スコセッシ:1920年代のオクラホマ州でオセージ族に対して制定されていた規則に、私は興味を覚えた。石油採掘権を手に入れることで裕福になったオセージ族のその受益権は女性たちに行くように決められていたんだ。結果、彼女たちと結婚しようと白人男性たちが群がって来た。そういうなかで起きるのがオセージ族を巡る連続殺人事件で、原作のほうはその謎を解くため送り込まれたFBIの捜査官、トム・ホワイトが主人公になっている。今回の共同脚本のエリック・ロスと、当初は原作通りそのホワイトを主人公に事件の“外側”から描こうとしていた。つまり“犯人捜し”というミステリだ。



『キラーズ・オブ・ザ・フラワームーン』画像提供 Apple


が、それでいいんだろうかという気持ちが常にあったのも事実なんだ。というのも「この事件でシロ(無罪)だった人はいたんだろうか」と思ってしまったからだ。そうなると、オクラホマの町の白人たちの考え方の問題であり、人間の性(さが)なのかもしれない。あるいは、アメリカを開拓した入植者の文化の問題ということでもあるのかもしれない。犯人捜しが成立するのだろうかってね。そうやっていろいろと逡巡した結果、大きく構成を変えることにしたんだ。


Q:当初はレオナルド・ディカプリオがトム・ホワイトを演じることになっていたのが、オセージ族の女性モリーと結婚するアーネストに変更になりましたね。

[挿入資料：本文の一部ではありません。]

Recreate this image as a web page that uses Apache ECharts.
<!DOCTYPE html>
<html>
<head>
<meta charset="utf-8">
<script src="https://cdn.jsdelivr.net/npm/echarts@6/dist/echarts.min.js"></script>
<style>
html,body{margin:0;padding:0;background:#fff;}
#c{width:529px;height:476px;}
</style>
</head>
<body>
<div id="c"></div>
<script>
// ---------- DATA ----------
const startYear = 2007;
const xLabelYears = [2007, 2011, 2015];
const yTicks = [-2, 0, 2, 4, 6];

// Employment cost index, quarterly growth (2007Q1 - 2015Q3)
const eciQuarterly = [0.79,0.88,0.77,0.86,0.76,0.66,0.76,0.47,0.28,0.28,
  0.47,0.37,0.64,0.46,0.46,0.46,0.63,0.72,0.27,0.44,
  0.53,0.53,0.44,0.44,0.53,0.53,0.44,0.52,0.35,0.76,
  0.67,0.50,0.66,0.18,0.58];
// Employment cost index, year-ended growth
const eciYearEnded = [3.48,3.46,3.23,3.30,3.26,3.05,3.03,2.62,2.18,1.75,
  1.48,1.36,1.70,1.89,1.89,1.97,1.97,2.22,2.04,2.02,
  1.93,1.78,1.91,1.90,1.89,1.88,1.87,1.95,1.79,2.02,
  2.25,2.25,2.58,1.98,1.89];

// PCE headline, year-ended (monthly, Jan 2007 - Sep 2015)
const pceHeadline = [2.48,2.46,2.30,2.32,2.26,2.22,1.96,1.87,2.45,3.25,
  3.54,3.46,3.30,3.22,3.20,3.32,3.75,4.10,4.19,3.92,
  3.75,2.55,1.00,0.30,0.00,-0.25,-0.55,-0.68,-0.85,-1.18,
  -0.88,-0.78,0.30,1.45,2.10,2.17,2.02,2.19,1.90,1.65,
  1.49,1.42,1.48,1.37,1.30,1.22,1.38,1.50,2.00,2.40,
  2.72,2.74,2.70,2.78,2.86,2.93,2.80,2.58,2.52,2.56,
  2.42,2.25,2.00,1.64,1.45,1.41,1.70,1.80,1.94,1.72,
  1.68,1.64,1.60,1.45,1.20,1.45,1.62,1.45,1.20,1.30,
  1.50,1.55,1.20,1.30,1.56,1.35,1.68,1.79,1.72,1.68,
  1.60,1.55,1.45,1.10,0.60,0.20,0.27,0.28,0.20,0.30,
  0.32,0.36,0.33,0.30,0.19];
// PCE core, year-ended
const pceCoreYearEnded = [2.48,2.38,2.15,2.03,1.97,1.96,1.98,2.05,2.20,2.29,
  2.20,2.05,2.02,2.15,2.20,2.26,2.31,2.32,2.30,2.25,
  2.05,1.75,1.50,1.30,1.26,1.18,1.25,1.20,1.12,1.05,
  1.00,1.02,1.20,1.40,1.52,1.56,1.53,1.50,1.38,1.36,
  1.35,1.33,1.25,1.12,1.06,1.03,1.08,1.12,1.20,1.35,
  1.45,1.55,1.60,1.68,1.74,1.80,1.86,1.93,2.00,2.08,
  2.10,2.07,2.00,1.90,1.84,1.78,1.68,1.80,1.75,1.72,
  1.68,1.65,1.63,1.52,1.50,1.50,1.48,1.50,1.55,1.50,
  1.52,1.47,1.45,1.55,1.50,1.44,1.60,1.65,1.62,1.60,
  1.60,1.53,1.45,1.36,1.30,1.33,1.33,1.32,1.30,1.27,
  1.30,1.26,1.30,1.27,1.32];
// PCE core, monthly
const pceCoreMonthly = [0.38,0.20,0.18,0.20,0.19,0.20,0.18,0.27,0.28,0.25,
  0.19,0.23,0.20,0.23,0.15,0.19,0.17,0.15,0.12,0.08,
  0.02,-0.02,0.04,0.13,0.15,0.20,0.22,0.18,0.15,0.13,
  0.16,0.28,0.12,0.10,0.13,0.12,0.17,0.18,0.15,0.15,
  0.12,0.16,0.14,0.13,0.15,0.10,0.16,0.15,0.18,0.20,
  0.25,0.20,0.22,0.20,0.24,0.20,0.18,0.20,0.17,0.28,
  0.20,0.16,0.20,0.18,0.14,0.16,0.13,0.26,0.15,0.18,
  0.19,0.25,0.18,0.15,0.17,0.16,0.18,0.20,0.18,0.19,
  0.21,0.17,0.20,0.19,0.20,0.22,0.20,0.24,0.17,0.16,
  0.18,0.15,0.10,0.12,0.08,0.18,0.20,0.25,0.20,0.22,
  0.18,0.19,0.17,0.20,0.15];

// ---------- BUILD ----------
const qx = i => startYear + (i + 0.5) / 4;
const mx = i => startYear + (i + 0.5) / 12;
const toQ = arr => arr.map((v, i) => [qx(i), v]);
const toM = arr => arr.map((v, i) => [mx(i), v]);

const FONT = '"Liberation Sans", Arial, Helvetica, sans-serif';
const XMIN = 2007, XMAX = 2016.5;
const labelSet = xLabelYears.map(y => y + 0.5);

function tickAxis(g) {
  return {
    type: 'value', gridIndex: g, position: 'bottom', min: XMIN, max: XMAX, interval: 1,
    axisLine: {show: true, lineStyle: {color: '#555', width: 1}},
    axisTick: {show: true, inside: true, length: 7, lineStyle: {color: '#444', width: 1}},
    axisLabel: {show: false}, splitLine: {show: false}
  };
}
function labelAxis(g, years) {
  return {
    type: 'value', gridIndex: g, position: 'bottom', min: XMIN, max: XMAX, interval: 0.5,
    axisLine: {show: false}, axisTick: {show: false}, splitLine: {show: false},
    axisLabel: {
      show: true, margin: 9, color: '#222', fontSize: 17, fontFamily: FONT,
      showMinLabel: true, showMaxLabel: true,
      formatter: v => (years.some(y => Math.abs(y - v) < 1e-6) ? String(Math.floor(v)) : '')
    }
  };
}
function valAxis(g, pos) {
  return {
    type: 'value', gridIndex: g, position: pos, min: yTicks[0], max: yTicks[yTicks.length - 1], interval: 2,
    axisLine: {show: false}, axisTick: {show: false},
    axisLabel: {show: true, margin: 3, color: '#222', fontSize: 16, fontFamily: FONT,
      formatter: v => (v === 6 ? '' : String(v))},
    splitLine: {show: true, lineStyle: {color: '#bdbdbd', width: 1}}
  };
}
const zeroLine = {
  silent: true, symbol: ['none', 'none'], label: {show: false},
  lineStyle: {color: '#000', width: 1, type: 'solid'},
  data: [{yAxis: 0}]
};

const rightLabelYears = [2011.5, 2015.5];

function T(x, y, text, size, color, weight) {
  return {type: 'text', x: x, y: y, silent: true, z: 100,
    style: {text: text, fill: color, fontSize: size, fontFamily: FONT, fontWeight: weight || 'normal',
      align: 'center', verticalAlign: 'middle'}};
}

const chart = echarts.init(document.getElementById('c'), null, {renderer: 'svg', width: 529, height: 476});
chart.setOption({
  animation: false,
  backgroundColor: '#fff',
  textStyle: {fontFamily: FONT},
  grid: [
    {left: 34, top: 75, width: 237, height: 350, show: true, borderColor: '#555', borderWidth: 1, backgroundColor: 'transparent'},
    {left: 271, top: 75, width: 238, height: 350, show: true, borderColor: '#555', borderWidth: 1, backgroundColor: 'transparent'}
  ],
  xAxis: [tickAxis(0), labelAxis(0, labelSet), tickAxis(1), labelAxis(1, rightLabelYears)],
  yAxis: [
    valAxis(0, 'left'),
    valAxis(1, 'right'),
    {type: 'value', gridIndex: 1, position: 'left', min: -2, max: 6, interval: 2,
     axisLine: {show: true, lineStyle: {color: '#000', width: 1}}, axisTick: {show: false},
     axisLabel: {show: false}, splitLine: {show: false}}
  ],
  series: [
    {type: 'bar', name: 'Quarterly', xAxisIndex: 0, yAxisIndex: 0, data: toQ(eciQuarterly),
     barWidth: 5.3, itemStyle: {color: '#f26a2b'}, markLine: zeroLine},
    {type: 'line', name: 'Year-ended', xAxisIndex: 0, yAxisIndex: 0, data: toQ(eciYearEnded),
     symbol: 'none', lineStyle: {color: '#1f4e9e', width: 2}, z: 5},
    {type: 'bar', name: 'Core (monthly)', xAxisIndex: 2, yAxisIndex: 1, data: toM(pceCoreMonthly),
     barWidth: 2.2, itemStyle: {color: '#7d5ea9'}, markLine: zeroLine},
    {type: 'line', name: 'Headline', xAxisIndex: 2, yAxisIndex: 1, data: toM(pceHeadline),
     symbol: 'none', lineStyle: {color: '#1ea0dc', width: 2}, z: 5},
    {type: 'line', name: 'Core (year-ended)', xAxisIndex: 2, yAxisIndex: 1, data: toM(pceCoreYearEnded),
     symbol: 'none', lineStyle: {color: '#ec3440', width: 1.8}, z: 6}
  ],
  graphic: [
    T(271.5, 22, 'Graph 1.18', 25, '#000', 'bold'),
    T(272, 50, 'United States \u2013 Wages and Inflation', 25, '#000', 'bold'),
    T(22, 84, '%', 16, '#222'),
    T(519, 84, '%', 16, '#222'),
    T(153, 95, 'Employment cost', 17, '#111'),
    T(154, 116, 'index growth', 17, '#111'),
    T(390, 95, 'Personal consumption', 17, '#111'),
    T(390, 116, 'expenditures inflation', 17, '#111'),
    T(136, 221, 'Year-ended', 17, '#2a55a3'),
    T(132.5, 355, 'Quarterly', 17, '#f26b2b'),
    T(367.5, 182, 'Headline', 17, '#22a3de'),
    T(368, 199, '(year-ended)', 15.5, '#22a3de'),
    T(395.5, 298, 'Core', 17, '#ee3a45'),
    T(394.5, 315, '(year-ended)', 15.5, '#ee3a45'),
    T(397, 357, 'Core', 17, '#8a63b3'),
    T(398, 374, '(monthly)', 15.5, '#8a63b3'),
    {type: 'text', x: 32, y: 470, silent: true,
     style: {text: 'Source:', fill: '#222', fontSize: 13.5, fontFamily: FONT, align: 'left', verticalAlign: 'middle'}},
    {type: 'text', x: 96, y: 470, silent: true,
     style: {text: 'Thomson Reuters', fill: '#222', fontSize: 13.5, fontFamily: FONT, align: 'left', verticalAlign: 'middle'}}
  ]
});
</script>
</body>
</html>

スコセッシ:パンデミックが起きたとき、レオとキャラクター描写について話し合った。そのとき彼に「物語の感情の核心はどこにあるんだ?」と尋ねられたよ。私は「核心はアーネストとモリーの関係にある」と答えたんだ。そこで私たちはオセージ族のもとを訪れ独自の調査をした。結果、アーネストとモリーは本当に愛し合っていたという事実を突き止めることが出来た。私はこう考えた。「彼らふたりの関係性を描けたら、外側からの視点ではなく、内側から描くことが出来るだろう」とね。そういう経緯を経てレオがアーネストを演じることになったんだ。


この作品の面白いところは、アーネストが頑なに真実から目を背けようとしているところにある。あれこれと理屈を並べて真実を見ようとしない。では、事実を果たして彼はどう捉えていたのか? それはレオの目を見ればいい。すべてを語っているから。ただ、私はこれをアーネストに限ったことだとは思っていない。人間だれしも、そうやって自分を騙す能力をもっている。みんな、弱いんだよ(笑)。